Dinner and a show –
it shouldn’t be a tough combo to come by.
But alas, Boston’s theater district isn’t exactly a beloved dining destination. Though there are a few exceptions, it’s mostly the terrain of takeout pizza joints and chain spots – and California Pizza Kitchen, while good for some occasional grub, just doesn’t pair well with a holiday date to The Nutcracker.
But cue the applause. The curtain just went up on Abby Lane Food & Spirits
(255 Tremont Street, Boston, 617-451-2229, abbylaneboston.com
), which opened in late November steps from the Wang, Shubert, Wilbur, and other downtown theaters.
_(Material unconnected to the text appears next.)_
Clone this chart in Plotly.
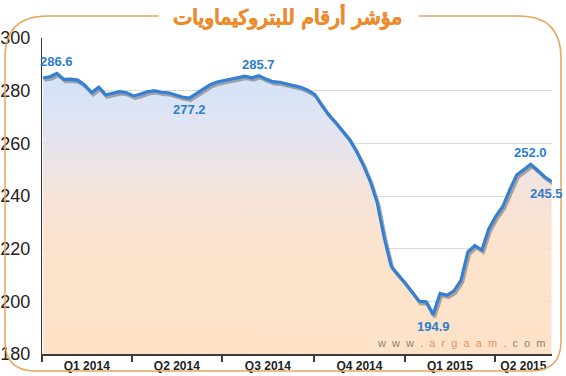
import plotly.graph_objects as go
import pandas as pd

# ---------------- data ----------------
title_text = "مؤشر أرقام للبتروكيماويات"
start_date = "2014-01-02"          # weekly closes
values = [
    284.8, 285.3, 286.6, 284.3, 284.4, 284.0, 282.1, 279.3, 281.3, 278.4,
    279.0, 279.6, 279.2, 278.0, 278.7, 279.6, 280.0, 279.4, 279.2, 278.4,
    277.6, 277.2, 278.8, 280.6, 282.3, 283.3, 283.9, 284.4, 284.9, 285.5,
    284.9, 285.7, 284.4, 283.4, 283.2, 282.5, 282.0, 281.3, 280.2, 278.6,
    274.6, 270.9, 268.0, 264.9, 261.5, 257.0, 251.7, 245.5, 237.3, 224.0,
    213.2, 210.0, 207.0, 203.5, 200.0, 199.8, 194.9, 203.0, 202.3, 204.0,
    208.0, 218.8, 221.2, 219.5, 227.5, 232.3, 236.0, 242.3, 248.0, 250.0,
    252.0, 249.8, 247.3, 245.5,
]
label_idx = [2, 21, 31, 56, 70, 73]
label_above = [True, False, True, False, True, False]
quarter_labels = ["Q1 2014", "Q2 2014", "Q3 2014", "Q4 2014", "Q1 2015", "Q2 2015"]
quarter_starts = ["2014-01-01", "2014-04-01", "2014-07-01",
                  "2014-10-01", "2015-01-01", "2015-04-01"]
y_ticks = [180, 200, 220, 240, 260, 280, 300]

dates = pd.date_range(start_date, periods=len(values), freq="7D")
x_start = pd.Timestamp("2014-01-01")
x_end = dates[-1] + pd.Timedelta(hours=12)
y_min, y_max = 180, 300

# quarter label positions: middle of the visible part of each quarter
qs = [pd.Timestamp(q) for q in quarter_starts]
q_ends = qs[1:] + [x_end]
q_mid = [a + (min(b, x_end) - a) / 2 for a, b in zip(qs, q_ends)]

# ---------------- layout geometry ----------------
W, H = 566, 376
ML, MR, MT, MB = 42, 14, 38, 22
PW, PH = W - ML - MR, H - MT - MB


def px(x):
    return (x - ML) / PW


def py(y):
    return (H - MB - y) / PH


BLUE = "#3580d3"
LABEL_BLUE = "#2d7ccf"
ORANGE = "#ee8b2c"
NARROW = "Liberation Sans Narrow, Arial Narrow, Arial"

fig = go.Figure()

# gradient fill under the line
fig.add_trace(go.Scatter(
    x=dates, y=values, mode="lines", line=dict(width=0),
    fill="tozeroy",
    fillgradient=dict(
        type="vertical", start=y_min, stop=y_max,
        colorscale=[[0.0, "rgba(253,224,195,0.93)"], [0.33, "rgba(252,225,201,0.93)"],
                    [0.5, "rgba(244,225,213,0.93)"], [0.67, "rgba(228,226,238,0.93)"],
                    [0.83, "rgba(212,226,245,0.93)"], [1.0, "rgba(202,221,245,0.93)"]],
    ),
    hoverinfo="skip", showlegend=False, xaxis="x", yaxis="y",
))

# soft drop shadow of the line (same data on slightly shifted hidden axes)
fig.add_trace(go.Scatter(
    x=dates, y=values, mode="lines",
    line=dict(color="rgba(80,80,80,0.45)", width=3.5),
    hoverinfo="skip", showlegend=False, xaxis="x2", yaxis="y2",
))

# main line
fig.add_trace(go.Scatter(
    x=dates, y=values, mode="lines",
    line=dict(color=BLUE, width=3.2),
    showlegend=False, xaxis="x3", yaxis="y3",
))

shift_days = pd.Timedelta(hours=36)
shift_y = 0.8

fig.update_layout(
    width=W, height=H,
    margin=dict(l=ML, r=MR, t=MT, b=MB, pad=0, autoexpand=False),
    paper_bgcolor="white", plot_bgcolor="white",
    xaxis=dict(
        range=[x_start, x_end], type="date", automargin=False,
        tickmode="array", tickvals=q_mid, ticktext=quarter_labels,
        ticks="", showgrid=False,
        tickfont=dict(family=NARROW, size=12, color="#222", weight="bold"),
        showline=True, linecolor="#3a3a3a", linewidth=2,
        minor=dict(tickmode="array", tickvals=qs, ticks="outside", ticklen=6,
                   tickwidth=1.5, tickcolor="#3a3a3a", showgrid=False),
        zeroline=False, fixedrange=True,
    ),
    yaxis=dict(
        range=[y_min, y_max], tickmode="array", tickvals=y_ticks, automargin=False,
        showgrid=True, gridcolor="#dcdcdc", gridwidth=1,
        ticks="", ticklabelstandoff=7,
        tickfont=dict(family=NARROW, size=18, color="#222"),
        showline=True, linecolor="#3a3a3a", linewidth=1,
        zeroline=False, fixedrange=True,
    ),
    xaxis2=dict(overlaying="x", range=[x_start - shift_days, x_end - shift_days],
                type="date", visible=False, fixedrange=True),
    yaxis2=dict(overlaying="y", range=[y_min + shift_y, y_max + shift_y],
                visible=False, fixedrange=True),
    xaxis3=dict(overlaying="x", range=[x_start, x_end], type="date",
                visible=False, fixedrange=True),
    yaxis3=dict(overlaying="y", range=[y_min, y_max], visible=False, fixedrange=True),
)

# value labels
for i, above in zip(label_idx, label_above):
    last = i == len(values) - 1
    fig.add_annotation(
        x=dates[i], y=values[i], xref="x3", yref="y3",
        text=f"<b>{values[i]:.1f}</b>", showarrow=False,
        xanchor="right" if last else "center",
        xshift=13 if last else 0,
        yanchor="bottom" if above else "top",
        yshift=2 if above else -2,
        font=dict(family=NARROW, size=13, color=LABEL_BLUE),
    )

# rounded orange frame, open at the top for the title
L_, R_, T_, B_ = 5, 561, 16, 371
rt, rb = 42, 30
gap_l, gap_r = 159, 419
path = (
    f"M {px(gap_l)},{py(T_)} L {px(L_ + rt)},{py(T_)} "
    f"Q {px(L_)},{py(T_)} {px(L_)},{py(T_ + rt)} "
    f"L {px(L_)},{py(B_ - rb)} "
    f"Q {px(L_)},{py(B_)} {px(L_ + rb)},{py(B_)} "
    f"L {px(R_ - rb)},{py(B_)} "
    f"Q {px(R_)},{py(B_)} {px(R_)},{py(B_ - rb)} "
    f"L {px(R_)},{py(T_ + rt)} "
    f"Q {px(R_)},{py(T_)} {px(R_ - rt)},{py(T_)} "
    f"L {px(gap_r)},{py(T_)}"
)
fig.add_shape(type="path", path=path, xref="paper", yref="paper",
              line=dict(color="#eaa55e", width=1.5), layer="above")

# title
fig.add_annotation(
    text=title_text, xref="paper", yref="paper",
    x=px(W / 2 + 4), y=py(16), xanchor="center", yanchor="middle", showarrow=False,
    font=dict(family="DejaVu Sans, Noto Sans", size=20.5, color=ORANGE,
              shadow=f"0.7px 0 0 {ORANGE}, -0.7px 0 0 {ORANGE}, 0 0.6px 0 {ORANGE}, 0 -0.4px 0 {ORANGE}"),
)

# watermark
sp = "\u00a0"


def spaced(s):
    return (sp * 2).join(list(s))


wm = (f"<span style='color:#8f7f78'>{spaced('www.')}</span>{sp*2}"
      f"<span style='color:#e9906a'>{spaced('argaam')}</span>{sp*2}"
      f"<span style='color:#8f7f78'>{spaced('.com')}</span>")
fig.add_annotation(
    text=wm, xref="paper", yref="paper", x=px(548), y=py(343),
    xanchor="right", yanchor="middle", showarrow=False,
    font=dict(family="Liberation Sans, Arial", size=11),
)

# the page should start at the very top-left corner
fig.write_html(
    "out.html",
    config={"displayModeBar": False},
    post_script="document.body.style.margin='0';document.body.style.overflow='hidden';",
)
Abby Lane isn’t looking to deliver white-tablecloth dining, but it does offer a neighborhood rarity: a chef-driven experience.
That chef is Jason Santos, the Hell’s Kitchen
runner-up whose trademark hair – a bed-head mess of bright blue – has helped ensure him a place among the series’ least forgettable alumni. Locally, he’s also well known for his innovative use of molecular gastronomy: the art (and science) of manipulating the forms, textures and chemical compositions of foodstuff. (Beet foams? Yogurt spheres? Why not?) Local diners saw the inventiveness on full display at his former Somerville restaurant Gargoyle’s on the Square, and still find it at his Financial District spot Blue Inc. (Looking for a reason to give that restaurant a visit? Don your fugliest for Blue Inc.’s annual “Ugly Sweater Party” on December 17.)
But Santos has suspended the elaborate kitchen wizardry at Abby Lane, instead focusing on relatively straightforward renditions of American cuisine. “It was definitely a conscious decision,” says Santos. “And I think given the demographic and sheer size of the restaurant, the right decision.” He’s probably right. Abby Lane will attract not just locals, but tourists and suburbanites looking for a reliably delish dinner before or after a night at the theater. So instead of knocking socks off with his mad scientist-like culinary skills, he’s concerned with delivering consistent, high-quality comfort food. Think crunchy fried calamari, spit-roasted chicken, cider-brined pork, lobster rolls, and one particularly juicy, flavorful burger: the Metropolitan Blue. (Get it. Now.) “I wanted to be approachable and somewhat casual,” says Santos, who is also taking cues from the rotisserie cooking he explored at the South End’s Tremont 647, working alongside fellow Hell’s Kitchen
alum Andy Husbands.
Besides, Abby Lane’s size dictates the approach. The two-floor restaurant features a main downstairs dining room and a spacious, lounge-y upstairs hideaway, both with wide walls of windows overlooking the theater district crowds. The space was designed by HGTV personality Taniya Nayak, and her signature style – a marriage of rustic, natural elements and modern, industrial accents – is on full display. Expect to find plenty of exposed wood walls and a sleek stone fireplace, low leather seating for 200, and bars illuminated by oversized, old-time-y incandescent bulbs. Especially with the snow falling outside, this is the kind of place where you’d want to get cozy and canoodle over its inspired craft cocktails, which include hits like the lovely, lethal Smoke & Dagger (mezcal with chili pepper and cinnamon), Salon Keeper’s Daughter (whiskey with amaro, lemon, tea and honey), and an elegant Maple Rye Manhattan.
Only time will tell whether the just-opened restaurant receives rave reviews, but it’s hard to bear anything but goodwill for Abby Lane’s bringing some bigger ambitions to the theater district. “I think this area has been long overdue for chef-driven restaurants,” says Santos. “I’m excited for people to see that you can do high volume in a heavy traffic area, and still have high standards and amazing quality.” That intent deserves a standing O.